### Prompt
Pictures are to be left out. Copy exactly the lines from the one containing "Output the component" to the one containing "import * as d3 from 'd3';", both ends kept.
>>>
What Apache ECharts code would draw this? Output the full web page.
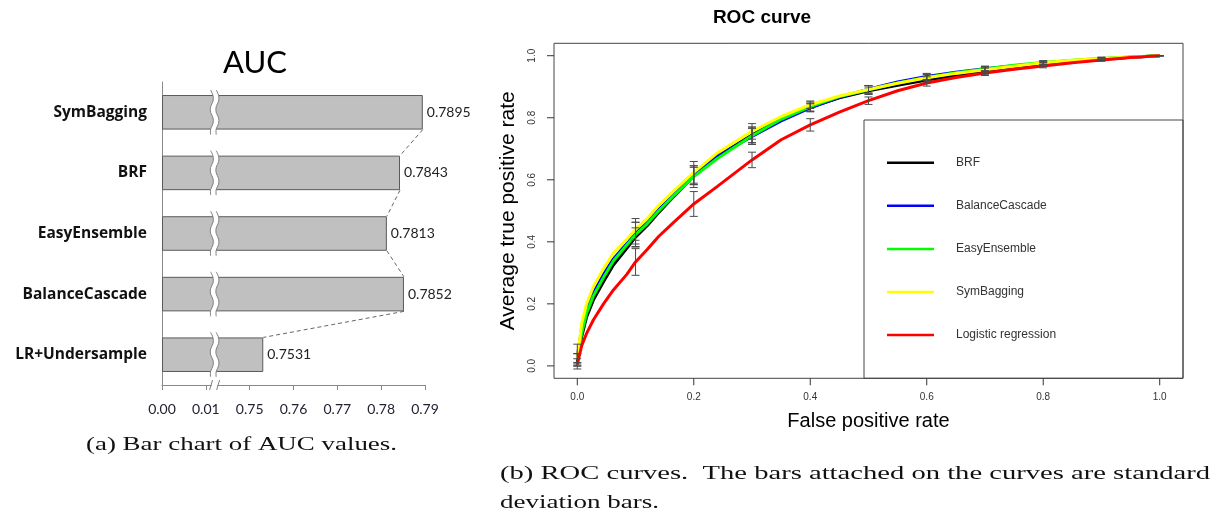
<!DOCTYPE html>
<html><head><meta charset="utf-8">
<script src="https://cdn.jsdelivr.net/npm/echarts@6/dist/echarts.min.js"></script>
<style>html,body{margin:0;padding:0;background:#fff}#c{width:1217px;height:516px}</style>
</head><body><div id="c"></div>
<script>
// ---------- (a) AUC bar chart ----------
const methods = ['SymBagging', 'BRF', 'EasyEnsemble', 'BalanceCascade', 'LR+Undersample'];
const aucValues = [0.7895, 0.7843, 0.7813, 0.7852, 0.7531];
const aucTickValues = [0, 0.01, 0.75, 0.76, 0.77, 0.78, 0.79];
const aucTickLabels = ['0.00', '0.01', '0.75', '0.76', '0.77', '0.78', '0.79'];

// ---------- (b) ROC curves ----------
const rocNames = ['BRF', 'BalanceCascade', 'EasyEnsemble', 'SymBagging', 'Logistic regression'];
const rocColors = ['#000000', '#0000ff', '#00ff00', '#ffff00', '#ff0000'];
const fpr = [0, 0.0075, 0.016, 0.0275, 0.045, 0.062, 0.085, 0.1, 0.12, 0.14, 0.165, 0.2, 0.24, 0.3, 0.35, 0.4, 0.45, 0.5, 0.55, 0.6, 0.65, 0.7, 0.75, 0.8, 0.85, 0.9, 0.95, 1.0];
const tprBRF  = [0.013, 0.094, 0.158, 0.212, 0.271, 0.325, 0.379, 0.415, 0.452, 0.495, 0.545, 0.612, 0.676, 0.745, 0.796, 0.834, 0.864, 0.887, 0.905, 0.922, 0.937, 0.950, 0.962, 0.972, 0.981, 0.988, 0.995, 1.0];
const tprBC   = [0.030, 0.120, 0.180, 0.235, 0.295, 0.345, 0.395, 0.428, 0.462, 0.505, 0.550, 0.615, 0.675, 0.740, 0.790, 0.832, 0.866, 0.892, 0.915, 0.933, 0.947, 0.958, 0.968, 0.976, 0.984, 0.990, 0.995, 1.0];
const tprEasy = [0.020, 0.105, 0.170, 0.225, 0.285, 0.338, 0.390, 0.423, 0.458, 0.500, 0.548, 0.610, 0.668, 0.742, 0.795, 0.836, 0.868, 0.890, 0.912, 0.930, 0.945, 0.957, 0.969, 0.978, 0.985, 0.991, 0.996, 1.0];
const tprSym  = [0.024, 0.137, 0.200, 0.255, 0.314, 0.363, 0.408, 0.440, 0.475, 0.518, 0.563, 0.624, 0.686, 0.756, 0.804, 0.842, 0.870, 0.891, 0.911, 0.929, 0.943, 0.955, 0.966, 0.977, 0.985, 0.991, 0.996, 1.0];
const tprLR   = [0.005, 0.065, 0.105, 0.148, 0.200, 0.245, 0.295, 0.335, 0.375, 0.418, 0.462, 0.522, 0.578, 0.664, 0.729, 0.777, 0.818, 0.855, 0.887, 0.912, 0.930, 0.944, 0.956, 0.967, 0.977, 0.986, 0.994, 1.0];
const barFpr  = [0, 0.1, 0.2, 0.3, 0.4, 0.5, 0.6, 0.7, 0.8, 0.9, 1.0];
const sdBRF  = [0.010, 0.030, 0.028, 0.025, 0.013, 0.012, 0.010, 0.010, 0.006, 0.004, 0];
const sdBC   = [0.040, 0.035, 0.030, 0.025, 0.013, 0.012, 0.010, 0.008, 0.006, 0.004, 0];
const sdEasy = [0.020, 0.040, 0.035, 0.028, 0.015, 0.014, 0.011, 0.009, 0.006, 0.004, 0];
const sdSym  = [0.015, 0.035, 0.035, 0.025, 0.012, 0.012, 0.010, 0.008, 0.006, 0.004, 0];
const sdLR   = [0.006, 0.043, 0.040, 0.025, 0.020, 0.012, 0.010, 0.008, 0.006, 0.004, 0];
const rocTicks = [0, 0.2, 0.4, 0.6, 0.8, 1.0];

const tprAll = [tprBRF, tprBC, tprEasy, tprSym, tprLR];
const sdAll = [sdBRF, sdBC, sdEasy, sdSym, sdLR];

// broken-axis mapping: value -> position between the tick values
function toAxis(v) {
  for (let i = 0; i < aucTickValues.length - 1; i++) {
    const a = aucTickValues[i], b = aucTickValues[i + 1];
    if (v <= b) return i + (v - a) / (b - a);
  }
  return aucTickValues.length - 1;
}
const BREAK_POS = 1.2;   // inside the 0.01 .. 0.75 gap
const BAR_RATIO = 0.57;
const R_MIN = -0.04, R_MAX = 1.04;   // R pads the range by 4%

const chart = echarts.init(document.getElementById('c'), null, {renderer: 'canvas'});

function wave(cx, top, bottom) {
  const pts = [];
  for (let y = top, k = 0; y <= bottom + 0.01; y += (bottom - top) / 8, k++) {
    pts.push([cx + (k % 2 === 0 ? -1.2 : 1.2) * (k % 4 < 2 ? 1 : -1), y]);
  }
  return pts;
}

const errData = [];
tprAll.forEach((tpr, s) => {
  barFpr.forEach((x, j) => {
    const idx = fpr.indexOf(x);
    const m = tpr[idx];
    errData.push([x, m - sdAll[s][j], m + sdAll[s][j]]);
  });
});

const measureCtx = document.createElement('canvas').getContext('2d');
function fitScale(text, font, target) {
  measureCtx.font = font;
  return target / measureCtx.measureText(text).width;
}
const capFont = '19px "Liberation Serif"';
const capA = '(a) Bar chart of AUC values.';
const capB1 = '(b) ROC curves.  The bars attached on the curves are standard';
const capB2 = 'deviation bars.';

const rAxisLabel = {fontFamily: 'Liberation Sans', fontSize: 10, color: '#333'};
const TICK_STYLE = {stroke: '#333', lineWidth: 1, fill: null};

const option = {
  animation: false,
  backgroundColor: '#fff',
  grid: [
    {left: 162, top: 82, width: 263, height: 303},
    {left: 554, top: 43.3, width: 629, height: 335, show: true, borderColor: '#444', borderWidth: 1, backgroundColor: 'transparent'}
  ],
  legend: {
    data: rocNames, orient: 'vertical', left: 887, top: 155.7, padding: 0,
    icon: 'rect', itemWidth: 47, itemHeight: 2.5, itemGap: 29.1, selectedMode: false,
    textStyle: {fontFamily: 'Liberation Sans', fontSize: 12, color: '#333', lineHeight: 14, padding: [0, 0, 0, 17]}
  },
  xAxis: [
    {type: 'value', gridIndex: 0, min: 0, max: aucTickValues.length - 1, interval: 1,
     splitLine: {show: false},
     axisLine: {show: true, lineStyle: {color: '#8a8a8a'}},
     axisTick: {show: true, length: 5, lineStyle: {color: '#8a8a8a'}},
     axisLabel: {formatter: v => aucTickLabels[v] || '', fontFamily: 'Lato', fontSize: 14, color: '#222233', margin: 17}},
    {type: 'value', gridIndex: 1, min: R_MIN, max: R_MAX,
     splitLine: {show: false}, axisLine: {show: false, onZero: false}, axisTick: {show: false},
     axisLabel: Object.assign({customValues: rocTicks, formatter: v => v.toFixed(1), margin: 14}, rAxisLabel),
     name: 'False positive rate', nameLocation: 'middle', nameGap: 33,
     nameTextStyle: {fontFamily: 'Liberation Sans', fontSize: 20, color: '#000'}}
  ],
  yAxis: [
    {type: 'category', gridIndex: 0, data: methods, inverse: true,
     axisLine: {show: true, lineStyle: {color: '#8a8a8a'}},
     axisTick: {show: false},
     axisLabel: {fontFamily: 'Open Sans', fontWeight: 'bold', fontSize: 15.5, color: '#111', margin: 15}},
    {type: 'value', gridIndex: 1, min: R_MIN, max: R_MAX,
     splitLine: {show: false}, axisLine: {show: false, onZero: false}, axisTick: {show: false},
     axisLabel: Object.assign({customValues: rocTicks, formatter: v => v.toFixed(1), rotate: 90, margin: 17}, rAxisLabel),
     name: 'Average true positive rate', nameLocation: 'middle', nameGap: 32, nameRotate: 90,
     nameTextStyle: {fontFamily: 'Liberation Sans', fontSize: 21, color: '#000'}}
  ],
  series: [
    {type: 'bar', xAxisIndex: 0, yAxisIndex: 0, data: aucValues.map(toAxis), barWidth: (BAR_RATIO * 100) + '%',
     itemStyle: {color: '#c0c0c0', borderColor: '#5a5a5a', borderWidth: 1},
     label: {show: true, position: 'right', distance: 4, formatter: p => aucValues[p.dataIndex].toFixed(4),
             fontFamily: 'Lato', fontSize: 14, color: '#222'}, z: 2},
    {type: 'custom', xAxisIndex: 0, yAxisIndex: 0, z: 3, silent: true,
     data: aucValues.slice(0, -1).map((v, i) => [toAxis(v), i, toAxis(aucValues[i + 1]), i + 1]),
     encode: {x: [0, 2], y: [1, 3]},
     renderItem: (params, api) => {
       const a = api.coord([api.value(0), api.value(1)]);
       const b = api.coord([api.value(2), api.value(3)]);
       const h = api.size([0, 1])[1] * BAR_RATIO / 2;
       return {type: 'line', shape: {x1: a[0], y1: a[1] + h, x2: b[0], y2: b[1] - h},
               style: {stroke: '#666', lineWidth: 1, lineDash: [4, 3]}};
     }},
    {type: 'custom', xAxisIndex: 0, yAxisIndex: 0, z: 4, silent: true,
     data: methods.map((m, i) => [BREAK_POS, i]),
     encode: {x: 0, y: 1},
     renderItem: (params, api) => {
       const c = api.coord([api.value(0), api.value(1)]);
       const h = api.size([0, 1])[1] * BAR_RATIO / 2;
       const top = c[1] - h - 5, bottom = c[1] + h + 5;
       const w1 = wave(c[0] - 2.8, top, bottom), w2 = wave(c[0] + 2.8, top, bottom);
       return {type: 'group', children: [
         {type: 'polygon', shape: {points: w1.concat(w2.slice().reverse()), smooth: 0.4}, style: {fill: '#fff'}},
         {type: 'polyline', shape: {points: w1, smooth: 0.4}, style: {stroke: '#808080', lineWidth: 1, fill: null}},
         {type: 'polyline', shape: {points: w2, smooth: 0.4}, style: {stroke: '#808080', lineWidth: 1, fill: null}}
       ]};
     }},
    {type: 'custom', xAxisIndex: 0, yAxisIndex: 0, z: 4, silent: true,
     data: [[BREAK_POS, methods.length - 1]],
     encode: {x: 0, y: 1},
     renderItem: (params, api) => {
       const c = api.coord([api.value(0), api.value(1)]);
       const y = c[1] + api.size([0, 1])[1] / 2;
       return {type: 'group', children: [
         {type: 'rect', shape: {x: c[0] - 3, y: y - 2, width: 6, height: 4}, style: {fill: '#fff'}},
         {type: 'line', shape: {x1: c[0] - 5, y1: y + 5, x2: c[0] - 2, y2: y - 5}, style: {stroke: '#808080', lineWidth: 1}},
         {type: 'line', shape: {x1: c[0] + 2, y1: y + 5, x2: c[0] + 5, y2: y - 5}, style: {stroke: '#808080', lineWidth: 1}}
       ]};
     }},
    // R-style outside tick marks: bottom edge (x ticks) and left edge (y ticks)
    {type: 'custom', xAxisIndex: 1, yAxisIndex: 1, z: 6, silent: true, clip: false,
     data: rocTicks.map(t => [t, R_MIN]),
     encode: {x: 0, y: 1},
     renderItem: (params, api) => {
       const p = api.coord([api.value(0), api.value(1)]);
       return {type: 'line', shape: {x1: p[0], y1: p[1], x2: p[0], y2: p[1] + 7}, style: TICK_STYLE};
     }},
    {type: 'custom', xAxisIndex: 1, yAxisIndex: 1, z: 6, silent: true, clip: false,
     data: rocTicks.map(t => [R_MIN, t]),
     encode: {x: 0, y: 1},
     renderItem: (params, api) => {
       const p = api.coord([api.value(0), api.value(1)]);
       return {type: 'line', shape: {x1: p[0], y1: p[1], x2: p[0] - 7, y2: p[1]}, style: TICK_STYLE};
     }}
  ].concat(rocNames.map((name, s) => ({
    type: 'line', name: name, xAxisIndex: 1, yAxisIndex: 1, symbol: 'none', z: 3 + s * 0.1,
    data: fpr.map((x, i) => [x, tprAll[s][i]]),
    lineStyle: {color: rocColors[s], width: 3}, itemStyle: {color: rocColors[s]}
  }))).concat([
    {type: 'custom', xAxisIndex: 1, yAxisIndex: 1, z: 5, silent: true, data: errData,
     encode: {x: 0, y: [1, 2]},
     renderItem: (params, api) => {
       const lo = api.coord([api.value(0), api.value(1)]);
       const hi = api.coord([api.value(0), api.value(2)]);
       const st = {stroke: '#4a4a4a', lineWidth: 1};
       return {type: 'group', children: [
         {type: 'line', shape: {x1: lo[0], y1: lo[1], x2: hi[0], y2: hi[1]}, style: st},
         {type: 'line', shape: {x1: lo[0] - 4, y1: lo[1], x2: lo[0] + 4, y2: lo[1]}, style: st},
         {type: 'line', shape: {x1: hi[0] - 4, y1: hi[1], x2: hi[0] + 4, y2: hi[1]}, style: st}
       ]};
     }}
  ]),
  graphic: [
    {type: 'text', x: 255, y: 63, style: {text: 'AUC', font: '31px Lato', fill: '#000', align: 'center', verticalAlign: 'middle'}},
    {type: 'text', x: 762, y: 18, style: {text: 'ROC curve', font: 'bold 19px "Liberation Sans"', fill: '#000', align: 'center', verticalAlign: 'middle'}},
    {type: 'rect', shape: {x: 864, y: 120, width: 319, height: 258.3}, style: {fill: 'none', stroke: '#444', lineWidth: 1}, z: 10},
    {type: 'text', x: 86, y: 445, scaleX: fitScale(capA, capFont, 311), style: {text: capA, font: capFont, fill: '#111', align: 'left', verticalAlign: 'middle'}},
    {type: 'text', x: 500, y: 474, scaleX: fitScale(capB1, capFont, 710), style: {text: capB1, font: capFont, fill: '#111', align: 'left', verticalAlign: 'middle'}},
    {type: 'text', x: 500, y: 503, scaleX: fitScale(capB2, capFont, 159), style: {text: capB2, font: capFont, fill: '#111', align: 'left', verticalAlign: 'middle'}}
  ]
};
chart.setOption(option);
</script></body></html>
<<<
>>>
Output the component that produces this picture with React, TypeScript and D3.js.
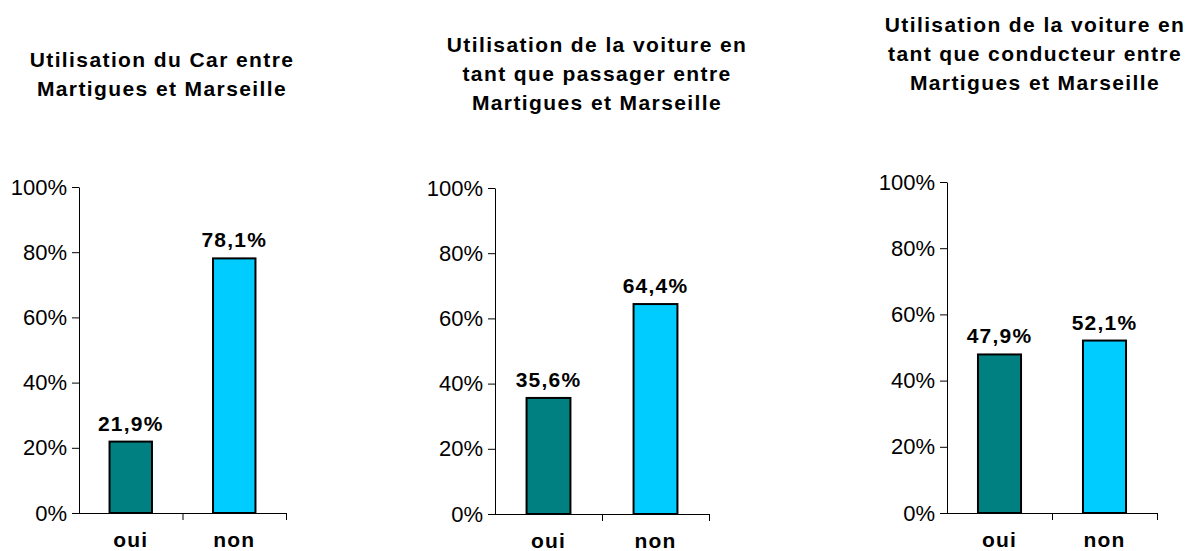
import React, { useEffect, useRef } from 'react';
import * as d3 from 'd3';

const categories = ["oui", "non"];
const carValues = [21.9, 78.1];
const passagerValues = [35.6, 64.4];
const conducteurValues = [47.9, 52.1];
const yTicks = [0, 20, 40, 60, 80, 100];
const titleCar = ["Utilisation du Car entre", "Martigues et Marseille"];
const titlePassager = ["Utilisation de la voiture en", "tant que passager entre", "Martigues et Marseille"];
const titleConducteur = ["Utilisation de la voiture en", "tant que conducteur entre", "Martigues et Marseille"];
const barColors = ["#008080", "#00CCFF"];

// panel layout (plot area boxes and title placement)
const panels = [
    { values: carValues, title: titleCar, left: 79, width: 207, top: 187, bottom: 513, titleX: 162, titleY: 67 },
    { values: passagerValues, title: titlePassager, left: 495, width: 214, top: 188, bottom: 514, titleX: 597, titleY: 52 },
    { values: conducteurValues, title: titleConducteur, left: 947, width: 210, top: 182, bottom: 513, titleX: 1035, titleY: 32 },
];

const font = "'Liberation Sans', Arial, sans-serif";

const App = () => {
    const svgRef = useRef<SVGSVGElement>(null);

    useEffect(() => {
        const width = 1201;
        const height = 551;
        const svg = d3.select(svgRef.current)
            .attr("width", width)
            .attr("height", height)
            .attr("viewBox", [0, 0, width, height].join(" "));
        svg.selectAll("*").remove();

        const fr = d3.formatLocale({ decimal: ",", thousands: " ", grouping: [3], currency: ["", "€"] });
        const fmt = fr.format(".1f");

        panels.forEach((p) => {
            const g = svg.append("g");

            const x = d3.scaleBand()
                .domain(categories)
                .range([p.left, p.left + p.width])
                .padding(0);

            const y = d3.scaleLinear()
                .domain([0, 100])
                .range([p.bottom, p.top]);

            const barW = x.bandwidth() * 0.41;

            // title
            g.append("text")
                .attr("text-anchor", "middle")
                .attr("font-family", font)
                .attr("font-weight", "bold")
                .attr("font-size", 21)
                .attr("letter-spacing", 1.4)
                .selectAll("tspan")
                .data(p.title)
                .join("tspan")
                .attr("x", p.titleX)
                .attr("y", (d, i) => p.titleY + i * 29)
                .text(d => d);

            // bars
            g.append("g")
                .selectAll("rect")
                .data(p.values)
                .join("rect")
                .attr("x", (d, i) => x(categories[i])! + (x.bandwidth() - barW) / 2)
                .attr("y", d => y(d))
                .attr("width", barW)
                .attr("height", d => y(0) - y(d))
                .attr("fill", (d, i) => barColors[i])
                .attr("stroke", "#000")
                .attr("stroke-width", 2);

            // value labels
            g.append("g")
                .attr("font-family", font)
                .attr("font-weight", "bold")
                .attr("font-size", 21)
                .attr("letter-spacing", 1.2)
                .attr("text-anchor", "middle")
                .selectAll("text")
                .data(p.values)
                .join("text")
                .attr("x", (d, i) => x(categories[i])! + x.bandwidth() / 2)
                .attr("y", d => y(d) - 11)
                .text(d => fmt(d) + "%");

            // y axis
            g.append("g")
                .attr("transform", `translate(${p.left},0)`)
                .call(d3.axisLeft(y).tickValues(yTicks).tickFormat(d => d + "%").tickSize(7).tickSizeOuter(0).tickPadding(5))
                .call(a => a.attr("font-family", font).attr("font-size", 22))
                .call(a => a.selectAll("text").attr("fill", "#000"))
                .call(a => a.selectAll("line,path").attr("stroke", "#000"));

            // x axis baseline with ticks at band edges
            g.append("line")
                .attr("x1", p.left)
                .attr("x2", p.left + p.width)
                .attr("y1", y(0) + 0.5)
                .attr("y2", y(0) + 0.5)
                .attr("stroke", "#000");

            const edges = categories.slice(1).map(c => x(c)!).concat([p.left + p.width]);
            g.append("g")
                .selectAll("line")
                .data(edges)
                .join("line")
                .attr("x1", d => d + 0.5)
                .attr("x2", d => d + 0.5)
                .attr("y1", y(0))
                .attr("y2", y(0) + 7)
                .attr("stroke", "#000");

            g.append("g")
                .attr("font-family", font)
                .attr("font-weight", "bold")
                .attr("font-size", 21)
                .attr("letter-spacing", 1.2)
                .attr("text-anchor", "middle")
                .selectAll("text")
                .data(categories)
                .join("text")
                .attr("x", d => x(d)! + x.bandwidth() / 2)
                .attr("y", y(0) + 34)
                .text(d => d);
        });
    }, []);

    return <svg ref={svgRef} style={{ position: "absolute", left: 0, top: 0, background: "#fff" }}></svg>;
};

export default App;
<<<
### The result
Output the component that produces this picture with React, TypeScript and D3.js.
import React, { useEffect, useRef } from 'react';
import * as d3 from 'd3';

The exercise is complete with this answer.